Herr Gartmann, wie oft bekommen Sie als Wildhüter einen Luchs zu Gesicht?

Hans Gartmann: Mir selbst ist noch nie eine Direktbeobachtung gelungen. Es ist schon vorgekommen, dass ich auf dem Tguma am Heinzenberg für eine Gämszählung im Einsatz war, und der Kollege, der die Gämsen vom Safiental aus mit dem Feldstecher zählte, sah den Luchs bei uns umherstreifen – wir nahmen ihn nicht wahr.

Wie lassen sich Luchse denn überhaupt nachweisen?

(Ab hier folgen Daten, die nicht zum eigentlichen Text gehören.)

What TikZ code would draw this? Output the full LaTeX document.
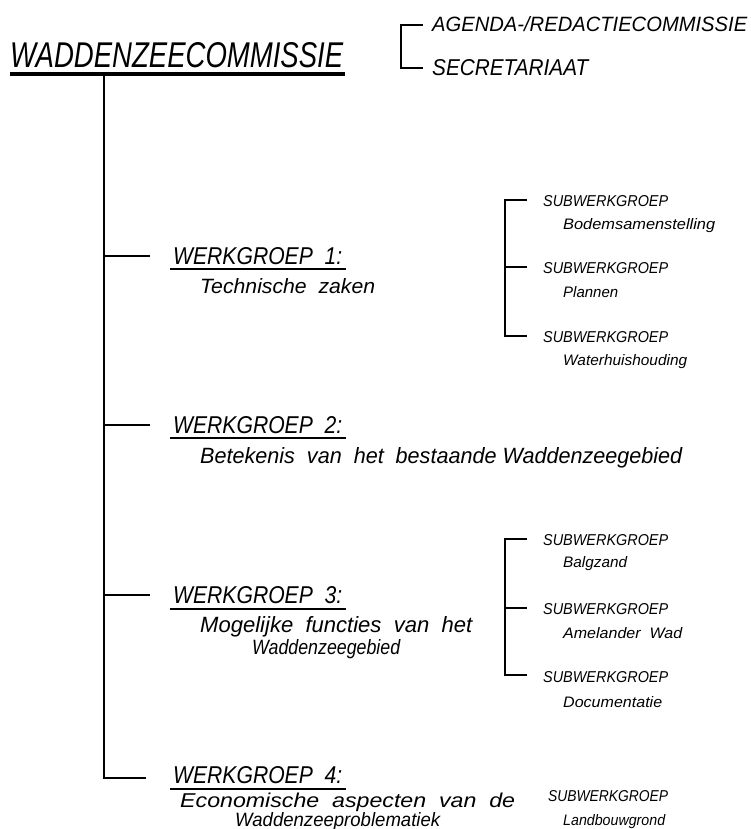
\documentclass[tikz,border=0pt]{standalone}
\usepackage{fontspec}
\setmainfont{Liberation Sans}
\usepackage{graphicx}
\newcommand{\lbl}[3]{\resizebox{#1pt}{#2pt}{\itshape #3}}
\begin{document}
\begin{tikzpicture}[x=1pt,y=-1pt,
  lab/.style={inner sep=0pt, anchor=base west},
  ln/.style={line width=1.2pt, line cap=butt},
  uline/.style={line width=1.5pt},
  tline/.style={line width=4pt}]
\useasboundingbox (0,0) rectangle (751,829);
\fill[white] (0,0) rectangle (751,829);

% Title
\node[lab] (title) at (10,68) {\lbl{333}{25}{WADDENZEECOMMISSIE}};
\coordinate (tuA) at (10,74.5);
\coordinate (tuB) at (345,74.5);
\draw[tline] (tuA) -- (tuB);

% Bracket top right
\node[lab] (agenda) at (432,32) {\lbl{315}{15}{AGENDA-/REDACTIECOMMISSIE}};
\node[lab] (secr) at (432,76) {\lbl{156}{16}{SECRETARIAAT}};
\coordinate (bk) at (401,25);
\coordinate (bt1) at (423,25);
\coordinate (bt2) at (423,68);
\draw[ln] (bt1) -- (bt1 -| bk) -- (bt2 -| bk) -- (bt2);

% Trunk
\coordinate (top) at (104,76);
\coordinate (b1) at (150,256);
\coordinate (b2) at (150,425);
\coordinate (b3) at (150,595);
\coordinate (b4) at (146,778);
\draw[ln] (top) -- (top |- b4) -- (b4);
\draw[ln] (top |- b1) -- (b1);
\draw[ln] (top |- b2) -- (b2);
\draw[ln] (top |- b3) -- (b3);

% Werkgroep 1
\node[lab] (wg1) at (173,264) {\lbl{169}{17}{WERKGROEP\ \ 1:}};
\draw[uline] (170,269) -- (346,269);
\node[lab] (wg1t) at (200,293) {\lbl{175}{15}{Technische\ \ zaken}};

% Werkgroep 2
\node[lab] (wg2) at (173,433) {\lbl{169}{17}{WERKGROEP\ \ 2:}};
\draw[uline] (170,438) -- (346,438);
\node[lab] (wg2t) at (200,463) {\lbl{482}{16}{Betekenis\ \ van\ \ het\ \ bestaande Waddenzeegebied}};

% Werkgroep 3
\node[lab] (wg3) at (173,603) {\lbl{169}{17}{WERKGROEP\ \ 3:}};
\draw[uline] (170,609) -- (346,609);
\node[lab] (wg3t) at (200,632) {\lbl{272}{16}{Mogelijke\ \ functies\ \ van\ \ het}};
\node[lab] (wg3u) at (252,654) {\lbl{148}{15}{Waddenzeegebied}};

% Werkgroep 4
\node[lab] (wg4) at (173,783) {\lbl{169}{17}{WERKGROEP\ \ 4:}};
\draw[uline] (170,789) -- (346,789);
\node[lab] (wg4t) at (180,807) {\lbl{335}{14.5}{Economische\ \ aspecten\ \ van\ \ de}};
\node[lab] (wg4u) at (235,826) {\lbl{205}{14}{Waddenzeeproblematiek}};

% Sub bracket 1
\node[lab] (s11) at (543,207) {\lbl{125}{11}{SUBWERKGROEP}};
\node[lab] (s11t) at (563,229) {\lbl{152}{11}{Bodemsamenstelling}};
\node[lab] (s12) at (543,273) {\lbl{125}{11}{SUBWERKGROEP}};
\node[lab] (s12t) at (563,297) {\lbl{55}{11}{Plannen}};
\node[lab] (s13) at (543,342) {\lbl{125}{11}{SUBWERKGROEP}};
\node[lab] (s13t) at (563,365) {\lbl{124}{11}{Waterhuishouding}};
\coordinate (sk1) at (505,200);
\coordinate (t11) at (527,200);
\coordinate (t12) at (527,267);
\coordinate (t13) at (527,336);
\draw[ln] (t11) -- (t11 -| sk1) -- (t13 -| sk1) -- (t13);
\draw[ln] (t12 -| sk1) -- (t12);

% Sub bracket 3
\node[lab] (s31) at (543,545) {\lbl{125}{11}{SUBWERKGROEP}};
\node[lab] (s31t) at (563,567) {\lbl{64}{11}{Balgzand}};
\node[lab] (s32) at (543,614) {\lbl{125}{11}{SUBWERKGROEP}};
\node[lab] (s32t) at (563,638) {\lbl{119}{11}{Amelander\ \ Wad}};
\node[lab] (s33) at (543,682) {\lbl{125}{11}{SUBWERKGROEP}};
\node[lab] (s33t) at (563,707) {\lbl{99}{11}{Documentatie}};
\coordinate (sk3) at (505,539);
\coordinate (t31) at (527,539);
\coordinate (t32) at (527,608);
\coordinate (t33) at (527,675);
\draw[ln] (t31) -- (t31 -| sk3) -- (t33 -| sk3) -- (t33);
\draw[ln] (t32 -| sk3) -- (t32);

% Sub 4
\node[lab] (s41) at (548,801) {\lbl{120}{11}{SUBWERKGROEP}};
\node[lab] (s41t) at (563,825) {\lbl{102}{11}{Landbouwgrond}};
\end{tikzpicture}
\end{document}
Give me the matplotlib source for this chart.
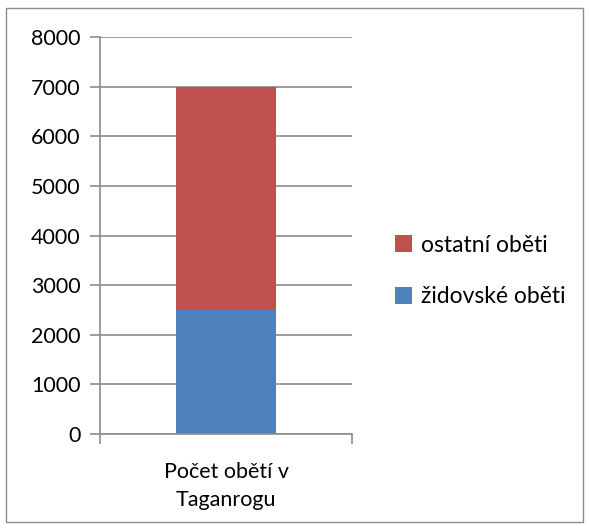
import matplotlib
matplotlib.use("Agg")
import matplotlib.pyplot as plt
from matplotlib.patches import Rectangle

categories = ["Počet obětí v\nTaganrogu"]
zidovske = [2500]
ostatni = [4500]
series_names = ["židovské oběti", "ostatní oběti"]
yticks = [0, 1000, 2000, 3000, 4000, 5000, 6000, 7000, 8000]

plt.rcParams['font.family'] = ['Lato', 'DejaVu Sans']
W, H = 589, 529
fig = plt.figure(figsize=(W/100, H/100), dpi=100)
fig.patches.append(Rectangle((6/W, 1-522/H), 577/W, 514/H, transform=fig.transFigure,
                             fill=False, edgecolor='#8c8c8c', linewidth=1.0))
ax = fig.add_axes([100/W, 1-434/H, 252/W, 397/H])
x = range(len(categories))
b1 = ax.bar(x, zidovske, width=0.397, color='#4f81bd', label=series_names[0])
b2 = ax.bar(x, ostatni, bottom=zidovske, width=0.397, color='#c0504d', label=series_names[1])
ax.set_xlim(-0.5, 0.5)
ax.set_ylim(0, 8000)
ax.set_yticks(yticks)
ax.set_yticklabels([str(v) for v in yticks], fontsize=15.5)
ax.set_xticks(list(x))
ax.set_xticklabels(categories, fontsize=15.5, linespacing=1.5)
ax.yaxis.grid(True, color='#8c8c8c', linewidth=1.2)
ax.set_axisbelow(True)
for s in ['top', 'right']:
    ax.spines[s].set_visible(False)
for s in ['left', 'bottom']:
    ax.spines[s].set_color('#8c8c8c')
    ax.spines[s].set_linewidth(1.2)
ax.tick_params(axis='y', length=7, color='#8c8c8c', width=1.2, pad=7)
ax.tick_params(axis='x', length=0, pad=20)
ax.set_xticks([-0.5, 0.5], minor=True)
ax.tick_params(axis='x', which='minor', length=7, direction='out', color='#8c8c8c', width=1.2)
leg = fig.legend(handles=[b2, b1], labels=[series_names[1], series_names[0]],
                 loc='center left', bbox_to_anchor=(374/W, 1-271/H), frameon=False,
                 fontsize=16.5, handlelength=0.75, handleheight=0.75, labelspacing=1.35,
                 handletextpad=0.4)
fig.savefig("out.png", dpi=100)
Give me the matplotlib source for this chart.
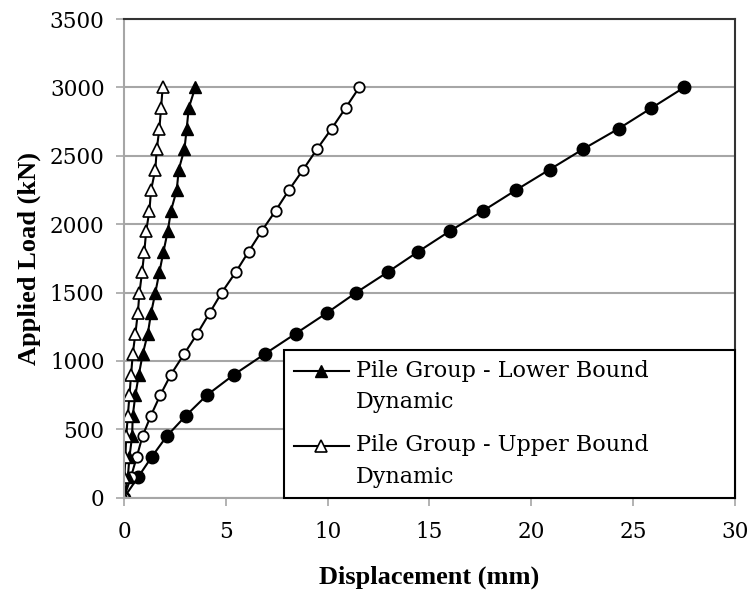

Grundsätzlich ist es so, dass der Luchs extrem selten direkt zu beobachten ist. Vielfach gelingt uns ein Nachweis nur durch Fotofallen oder aufgefundene Risse. Von Februar bis Mitte April 2021 hat allerdings die nationale Koordinationsstelle für Raubtierökologie und Wildtiermanagement Kora ein grossflächiges Luchsmonitoring in der Surselva durchgeführt. Dieses Monitoring hat auch das Safiental und den Heinzenberg bis an den Hinterrhein umfasst, also Teile des Naturpark Beverin. Es wird derzeit ausgewertet und soll bessere Aussagen zur Luchspopulation ermöglichen. Die Ergebnisse zur Anzahl Luchse und zur Luchsdichte im Perimeter sind momentan noch ausstehend.

Geht Ihrer Einschätzung nach die Luchspopulation eher zurück, ist sie stagnierend oder gar zunehmend?

Was wir in den letzten Jahren feststellen, ist eine ständige Ausbreitung der Territorien, die vom Luchs besetzt sind. Reproduktionen gab es sicher im Safiental, im Rheinwald und im Schams. Die Populationsentwicklung geht in Graubünden seit längerer Zeit von der Surselva aus. Man muss wissen: Der Luchs ist einzelgängerisch und territorial. Männliche und weibliche Tiere – Kuder und Katzen – treffen sich zwar zur Paarung, danach zieht aber das Weibchen die Jungtiere auf. Und bevor diese Generation wieder Nachwuchs bekommt, wandert sie aus, die Jungtiere suchen sich also neue Territorien. Weil es aber nur wenige Junge gibt, entwickelt sich die Ausbreitung eher langsam. Langsam, aber stetig.

Lässt sich abschätzen, wie viele Luchse im Naturpark Beverin leben?

Das ist schwierig abzuschätzen, und ich möchte da auch nicht den Ergebnissen des Monitorings vorgreifen. In der weiteren Region gibt es wie erwähnt sicher eine Katze und einen Kuder im Safiental, einen Kuder am Heinzenberg und im Raum Bonaduz und eine Katze im vorderen Rheinwald. Luchsvorkommen existieren ausserdem sicher noch im Raum Schams-Avers, einzelne Beobachtungen gibt es zudem aus dem Übernollagebiet bei Thusis.

Und wie sieht es im Gebiet des Parc Ela aus?

Aus dem Gebiet des Parc Ela gibt es aus jüngerer Zeit keine Luchsnachweise. Die je rund 20 Beobachtungen aus den Monatsberichten Grossraubtiere für April und Mai 2021 stammen alle aus den Regionen Surselva, Viamala, Prättigau und Imboden.

Hat eigentlich die zunehmende Wolfspräsenz Auswirkungen auf die Luchspopulation?

Wolf und Luchs kommen gut aneinander vorbei, das zeigt gerade das Beispiel Surselva. Sie sind ja auch keine direkten Nahrungskonkurrenten. Hauptnahrungstier des Wolfs ist der Hirsch, beim Luchs sind es Reh und Gämse.